── Data excerpt ──

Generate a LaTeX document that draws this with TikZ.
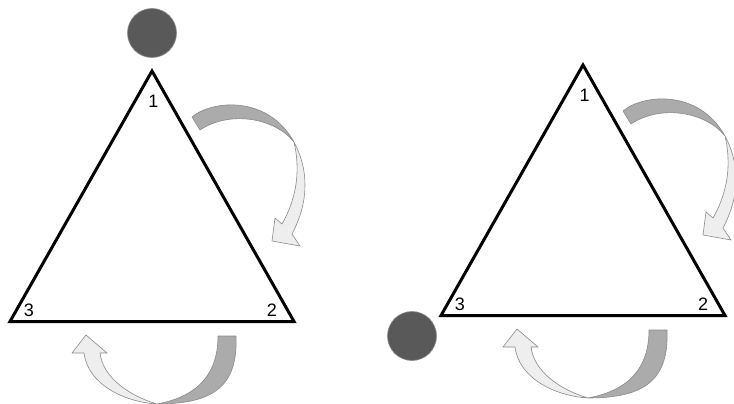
\documentclass[tikz,border=0pt]{standalone}
\usepackage{fontspec}
\setmainfont{Liberation Sans}
\definecolor{ballgray}{HTML}{595959}
\definecolor{bandedge}{HTML}{8A8A8A}
\definecolor{banddark}{HTML}{ABABAB}
\definecolor{bandlight}{HTML}{EEEEEE}

\begin{document}
\begin{tikzpicture}[
    x=1pt, y=-1pt,
    side/.style={line width=3pt, line join=miter},
    ball/.style={draw=bandedge, circle, fill=ballgray, minimum size=49pt, inner sep=0pt, line width=0.6pt},
    cornerlabel/.style={font=\fontsize{18}{18}\selectfont, inner sep=0pt},
    darkband/.style={draw=bandedge, fill=banddark, line width=0.6pt, line join=round},
    lightband/.style={draw=bandedge, fill=bandlight, line width=0.6pt, line join=round},
]
    \useasboundingbox (0,0) rectangle (734,404);

    \foreach \s/\dx/\dy in {L/0/0, R/431/-6} {
        \begin{scope}[shift={(\dx,\dy)}]
            \coordinate (v1\s) at (152,71);
            \coordinate (v2\s) at (294,321.5);
            \coordinate (v3\s) at (10,321.5);
            \draw[side] (v1\s) -- (v2\s) -- (v3\s) -- cycle;

            \node[cornerlabel] (n1\s) at (153.5,101) {1};
            \node[cornerlabel] (n2\s) at (272,310) {2};
            \node[cornerlabel] (n3\s) at (29,310) {3};

            % turn from 1 to 2
            \draw[lightband] (294,142) .. controls (308,168) and (310,200) .. (292,234)
                -- (300,246) -- (272,241) -- (275,218) -- (282,224)
                .. controls (298,196) and (300,168) .. (294,142) -- cycle;
            \draw[darkband] (192,117) .. controls (212,100) and (268,95) .. (294,142)
                .. controls (275,118) and (230,110) .. (200,130) -- cycle;

            % turn from 2 to 3
            \draw[lightband] (157,404) .. controls (125,402) and (88,385) .. (84,353)
                -- (72,353) -- (86,335) -- (107,353) -- (100,353)
                .. controls (103,378) and (130,396) .. (157,404) -- cycle;
            \draw[darkband] (218,336) -- (236,336) .. controls (238,385) and (215,404) .. (157,404)
                .. controls (200,396) and (218,372) .. (218,336) -- cycle;
        \end{scope}
    }

    \node[ball] (ballL) at (152,33) {};
    \node[ball] (ballR) at (412,336) {};

\end{tikzpicture}
\end{document}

───

Task details
All of the material above should be reproduced exactly, except the pictures.

Task answer
Generate a LaTeX document that draws this with TikZ.
\documentclass[tikz,border=0pt]{standalone}
\usepackage{fontspec}
\setmainfont{Liberation Sans}
\definecolor{ballgray}{HTML}{595959}
\definecolor{bandedge}{HTML}{8A8A8A}
\definecolor{banddark}{HTML}{ABABAB}
\definecolor{bandlight}{HTML}{EEEEEE}

\begin{document}
\begin{tikzpicture}[
    x=1pt, y=-1pt,
    side/.style={line width=3pt, line join=miter},
    ball/.style={draw=bandedge, circle, fill=ballgray, minimum size=49pt, inner sep=0pt, line width=0.6pt},
    cornerlabel/.style={font=\fontsize{18}{18}\selectfont, inner sep=0pt},
    darkband/.style={draw=bandedge, fill=banddark, line width=0.6pt, line join=round},
    lightband/.style={draw=bandedge, fill=bandlight, line width=0.6pt, line join=round},
]
    \useasboundingbox (0,0) rectangle (734,404);

    \foreach \s/\dx/\dy in {L/0/0, R/431/-6} {
        \begin{scope}[shift={(\dx,\dy)}]
            \coordinate (v1\s) at (152,71);
            \coordinate (v2\s) at (294,321.5);
            \coordinate (v3\s) at (10,321.5);
            \draw[side] (v1\s) -- (v2\s) -- (v3\s) -- cycle;

            \node[cornerlabel] (n1\s) at (153.5,101) {1};
            \node[cornerlabel] (n2\s) at (272,310) {2};
            \node[cornerlabel] (n3\s) at (29,310) {3};

            % turn from 1 to 2
            \draw[lightband] (294,142) .. controls (308,168) and (310,200) .. (292,234)
                -- (300,246) -- (272,241) -- (275,218) -- (282,224)
                .. controls (298,196) and (300,168) .. (294,142) -- cycle;
            \draw[darkband] (192,117) .. controls (212,100) and (268,95) .. (294,142)
                .. controls (275,118) and (230,110) .. (200,130) -- cycle;

            % turn from 2 to 3
            \draw[lightband] (157,404) .. controls (125,402) and (88,385) .. (84,353)
                -- (72,353) -- (86,335) -- (107,353) -- (100,353)
                .. controls (103,378) and (130,396) .. (157,404) -- cycle;
            \draw[darkband] (218,336) -- (236,336) .. controls (238,385) and (215,404) .. (157,404)
                .. controls (200,396) and (218,372) .. (218,336) -- cycle;
        \end{scope}
    }

    \node[ball] (ballL) at (152,33) {};
    \node[ball] (ballR) at (412,336) {};

\end{tikzpicture}
\end{document}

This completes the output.